> [Direction]
Return all lines from the listing below in which the string "this" occurs.
[BEGIN Excerpted records]
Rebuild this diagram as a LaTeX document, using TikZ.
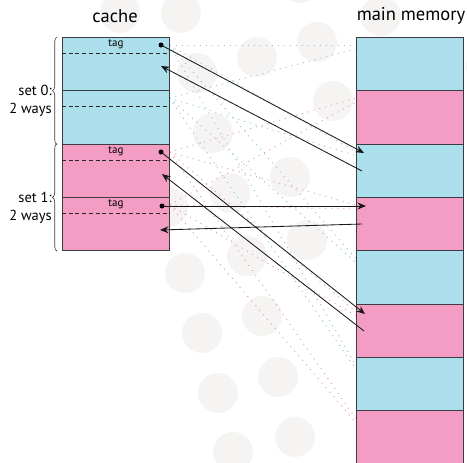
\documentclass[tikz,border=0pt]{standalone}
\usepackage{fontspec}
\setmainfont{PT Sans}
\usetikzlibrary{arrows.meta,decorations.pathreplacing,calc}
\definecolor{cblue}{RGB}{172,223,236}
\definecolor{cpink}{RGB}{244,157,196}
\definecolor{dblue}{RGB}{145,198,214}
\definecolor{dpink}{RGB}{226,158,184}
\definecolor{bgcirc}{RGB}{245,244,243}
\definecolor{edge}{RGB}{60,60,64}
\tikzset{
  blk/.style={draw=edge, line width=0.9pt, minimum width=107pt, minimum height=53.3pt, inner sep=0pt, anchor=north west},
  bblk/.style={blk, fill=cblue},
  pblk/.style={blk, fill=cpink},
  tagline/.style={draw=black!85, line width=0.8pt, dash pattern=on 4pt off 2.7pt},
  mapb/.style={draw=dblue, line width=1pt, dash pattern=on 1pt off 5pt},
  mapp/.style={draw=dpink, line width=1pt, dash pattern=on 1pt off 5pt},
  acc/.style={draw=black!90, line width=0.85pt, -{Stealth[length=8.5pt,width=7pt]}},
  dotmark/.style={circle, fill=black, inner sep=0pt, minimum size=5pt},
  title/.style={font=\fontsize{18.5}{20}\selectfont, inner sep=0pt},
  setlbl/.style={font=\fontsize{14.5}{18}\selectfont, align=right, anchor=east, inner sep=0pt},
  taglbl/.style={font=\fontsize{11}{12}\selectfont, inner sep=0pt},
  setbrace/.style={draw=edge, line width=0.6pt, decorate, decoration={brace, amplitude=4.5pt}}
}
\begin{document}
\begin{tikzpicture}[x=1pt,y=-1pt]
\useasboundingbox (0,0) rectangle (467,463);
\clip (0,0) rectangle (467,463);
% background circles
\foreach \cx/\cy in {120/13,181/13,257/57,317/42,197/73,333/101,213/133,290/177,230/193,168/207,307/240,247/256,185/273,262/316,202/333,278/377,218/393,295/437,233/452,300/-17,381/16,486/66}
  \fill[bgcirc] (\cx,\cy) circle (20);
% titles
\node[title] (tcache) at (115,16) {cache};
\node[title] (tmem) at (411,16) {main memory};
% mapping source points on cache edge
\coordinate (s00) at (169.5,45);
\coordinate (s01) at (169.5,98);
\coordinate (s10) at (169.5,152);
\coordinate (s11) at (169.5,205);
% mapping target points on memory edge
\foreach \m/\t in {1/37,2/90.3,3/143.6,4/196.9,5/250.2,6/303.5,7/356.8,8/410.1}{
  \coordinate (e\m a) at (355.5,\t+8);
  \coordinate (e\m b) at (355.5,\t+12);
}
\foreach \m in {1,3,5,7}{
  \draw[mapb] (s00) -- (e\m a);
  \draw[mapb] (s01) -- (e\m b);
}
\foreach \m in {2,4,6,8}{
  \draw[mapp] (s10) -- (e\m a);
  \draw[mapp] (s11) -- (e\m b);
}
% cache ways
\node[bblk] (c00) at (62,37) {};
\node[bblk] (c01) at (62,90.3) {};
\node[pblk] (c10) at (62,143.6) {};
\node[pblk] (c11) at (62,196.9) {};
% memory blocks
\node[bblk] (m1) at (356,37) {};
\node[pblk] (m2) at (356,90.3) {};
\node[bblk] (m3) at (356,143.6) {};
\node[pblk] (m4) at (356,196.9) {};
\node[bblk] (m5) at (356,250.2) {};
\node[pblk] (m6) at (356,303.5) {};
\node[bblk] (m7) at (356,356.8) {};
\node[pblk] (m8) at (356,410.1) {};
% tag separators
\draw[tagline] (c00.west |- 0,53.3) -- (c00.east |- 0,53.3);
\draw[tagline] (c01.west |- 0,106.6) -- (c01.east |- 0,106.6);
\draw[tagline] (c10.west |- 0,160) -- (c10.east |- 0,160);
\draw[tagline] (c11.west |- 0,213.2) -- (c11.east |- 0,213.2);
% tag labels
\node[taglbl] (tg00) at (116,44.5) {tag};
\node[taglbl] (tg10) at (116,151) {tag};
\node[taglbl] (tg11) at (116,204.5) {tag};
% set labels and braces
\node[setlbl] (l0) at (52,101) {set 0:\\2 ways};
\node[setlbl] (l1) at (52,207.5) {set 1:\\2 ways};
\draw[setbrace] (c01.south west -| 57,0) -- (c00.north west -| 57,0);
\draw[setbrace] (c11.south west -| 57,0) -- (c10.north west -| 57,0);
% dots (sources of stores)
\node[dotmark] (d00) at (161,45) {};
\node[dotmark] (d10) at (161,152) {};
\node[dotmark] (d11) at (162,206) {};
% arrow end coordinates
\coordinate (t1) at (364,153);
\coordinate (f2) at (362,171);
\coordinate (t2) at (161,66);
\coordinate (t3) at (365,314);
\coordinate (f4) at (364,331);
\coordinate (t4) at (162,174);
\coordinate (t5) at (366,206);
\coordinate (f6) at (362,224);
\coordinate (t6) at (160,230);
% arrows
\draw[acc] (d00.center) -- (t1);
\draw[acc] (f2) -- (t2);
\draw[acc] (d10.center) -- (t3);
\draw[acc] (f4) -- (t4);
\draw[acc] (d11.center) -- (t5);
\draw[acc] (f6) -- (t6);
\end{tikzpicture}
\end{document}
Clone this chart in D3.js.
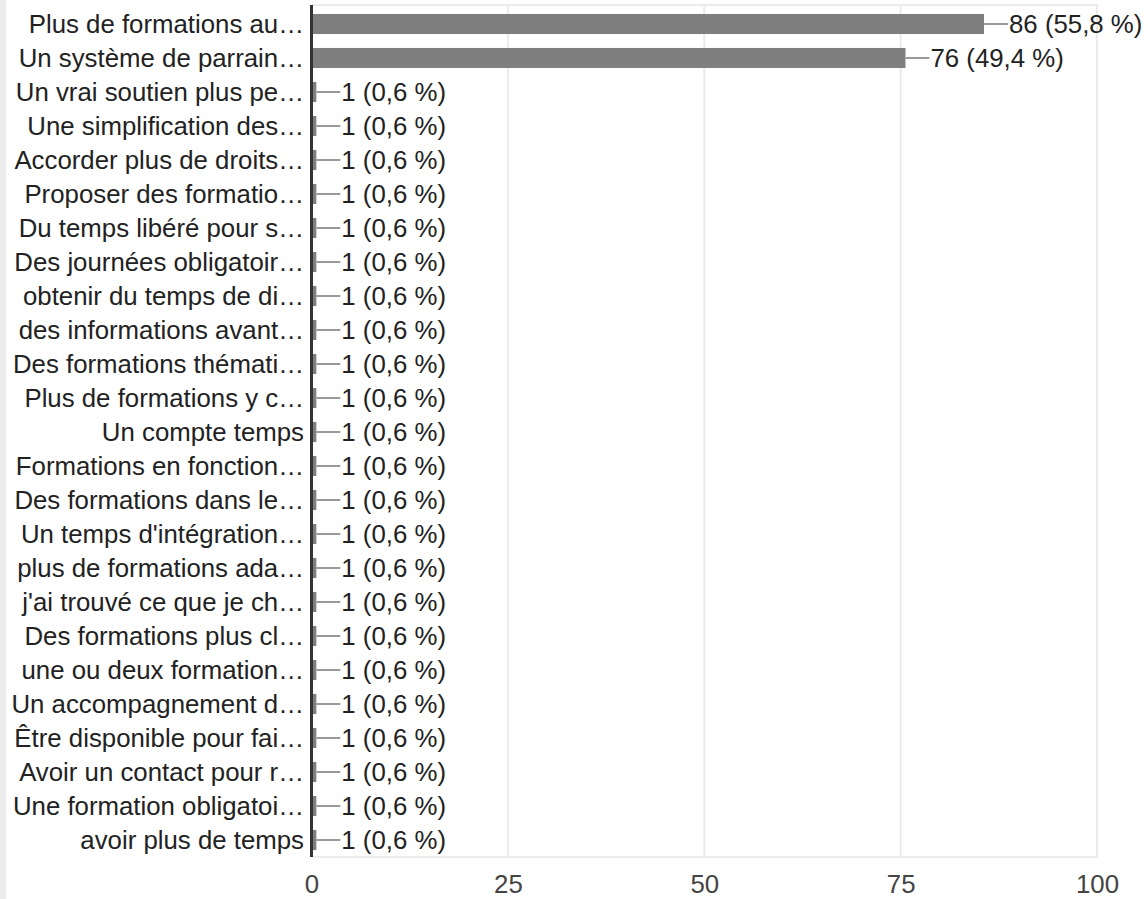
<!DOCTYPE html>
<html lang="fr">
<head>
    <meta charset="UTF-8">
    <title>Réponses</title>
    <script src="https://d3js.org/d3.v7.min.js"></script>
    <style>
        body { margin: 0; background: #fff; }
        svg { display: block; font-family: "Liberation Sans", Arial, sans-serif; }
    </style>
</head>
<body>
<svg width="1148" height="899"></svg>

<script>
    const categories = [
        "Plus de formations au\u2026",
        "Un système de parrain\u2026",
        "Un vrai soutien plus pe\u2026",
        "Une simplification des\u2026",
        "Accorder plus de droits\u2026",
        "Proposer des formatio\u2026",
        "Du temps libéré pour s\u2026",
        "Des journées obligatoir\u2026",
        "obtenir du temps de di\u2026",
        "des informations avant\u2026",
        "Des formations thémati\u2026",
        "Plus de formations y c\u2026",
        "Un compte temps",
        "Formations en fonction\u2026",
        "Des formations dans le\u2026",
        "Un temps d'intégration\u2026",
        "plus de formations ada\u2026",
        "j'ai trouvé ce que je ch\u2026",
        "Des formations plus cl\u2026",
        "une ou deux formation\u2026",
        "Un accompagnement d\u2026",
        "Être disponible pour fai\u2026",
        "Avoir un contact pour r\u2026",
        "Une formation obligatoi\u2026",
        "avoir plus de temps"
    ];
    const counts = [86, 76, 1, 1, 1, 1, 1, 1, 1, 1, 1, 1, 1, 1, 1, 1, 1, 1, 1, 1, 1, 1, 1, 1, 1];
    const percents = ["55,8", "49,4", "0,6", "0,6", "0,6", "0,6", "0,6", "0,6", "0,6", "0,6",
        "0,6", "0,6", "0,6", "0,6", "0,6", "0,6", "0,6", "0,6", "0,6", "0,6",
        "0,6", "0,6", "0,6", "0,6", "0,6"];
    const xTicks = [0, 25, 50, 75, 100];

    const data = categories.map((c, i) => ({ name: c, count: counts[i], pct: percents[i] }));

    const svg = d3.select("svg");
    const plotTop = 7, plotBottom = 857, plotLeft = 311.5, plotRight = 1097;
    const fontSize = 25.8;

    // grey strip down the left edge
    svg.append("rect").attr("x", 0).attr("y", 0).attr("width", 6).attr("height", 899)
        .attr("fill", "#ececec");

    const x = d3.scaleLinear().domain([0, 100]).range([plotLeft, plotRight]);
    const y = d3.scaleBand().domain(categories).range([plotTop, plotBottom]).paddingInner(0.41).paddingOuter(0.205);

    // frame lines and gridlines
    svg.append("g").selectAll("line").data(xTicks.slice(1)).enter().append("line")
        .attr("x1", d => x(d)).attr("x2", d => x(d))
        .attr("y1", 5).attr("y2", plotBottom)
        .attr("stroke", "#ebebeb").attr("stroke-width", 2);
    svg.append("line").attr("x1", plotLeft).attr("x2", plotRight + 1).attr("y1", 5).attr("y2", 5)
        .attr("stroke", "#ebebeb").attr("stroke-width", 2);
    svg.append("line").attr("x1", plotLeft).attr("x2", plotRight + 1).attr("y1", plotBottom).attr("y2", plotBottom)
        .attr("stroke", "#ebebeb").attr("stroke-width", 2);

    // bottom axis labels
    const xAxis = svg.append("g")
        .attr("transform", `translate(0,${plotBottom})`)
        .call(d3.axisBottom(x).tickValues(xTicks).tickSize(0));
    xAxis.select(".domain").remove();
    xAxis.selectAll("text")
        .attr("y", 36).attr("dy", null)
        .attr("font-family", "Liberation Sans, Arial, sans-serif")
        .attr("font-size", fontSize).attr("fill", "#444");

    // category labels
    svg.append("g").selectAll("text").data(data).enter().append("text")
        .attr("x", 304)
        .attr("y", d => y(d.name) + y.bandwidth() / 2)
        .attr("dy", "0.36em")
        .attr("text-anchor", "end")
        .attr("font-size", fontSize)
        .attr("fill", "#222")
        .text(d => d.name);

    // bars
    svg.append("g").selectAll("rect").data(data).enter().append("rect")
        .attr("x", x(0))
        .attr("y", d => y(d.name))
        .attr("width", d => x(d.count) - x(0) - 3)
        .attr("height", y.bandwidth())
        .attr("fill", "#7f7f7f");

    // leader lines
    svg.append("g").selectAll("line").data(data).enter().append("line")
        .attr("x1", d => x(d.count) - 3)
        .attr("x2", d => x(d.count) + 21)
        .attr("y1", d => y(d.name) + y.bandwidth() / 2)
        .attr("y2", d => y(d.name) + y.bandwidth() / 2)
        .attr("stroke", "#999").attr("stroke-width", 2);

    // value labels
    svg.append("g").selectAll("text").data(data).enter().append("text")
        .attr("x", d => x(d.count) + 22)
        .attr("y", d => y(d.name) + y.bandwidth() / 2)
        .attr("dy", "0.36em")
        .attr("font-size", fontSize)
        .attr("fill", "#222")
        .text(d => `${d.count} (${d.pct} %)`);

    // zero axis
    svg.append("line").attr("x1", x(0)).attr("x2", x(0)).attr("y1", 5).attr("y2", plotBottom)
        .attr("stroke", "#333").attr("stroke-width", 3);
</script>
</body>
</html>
[END Excerpted records]
> [Final result]
Rebuild this diagram as a LaTeX document, using TikZ.
Clone this chart in D3.js.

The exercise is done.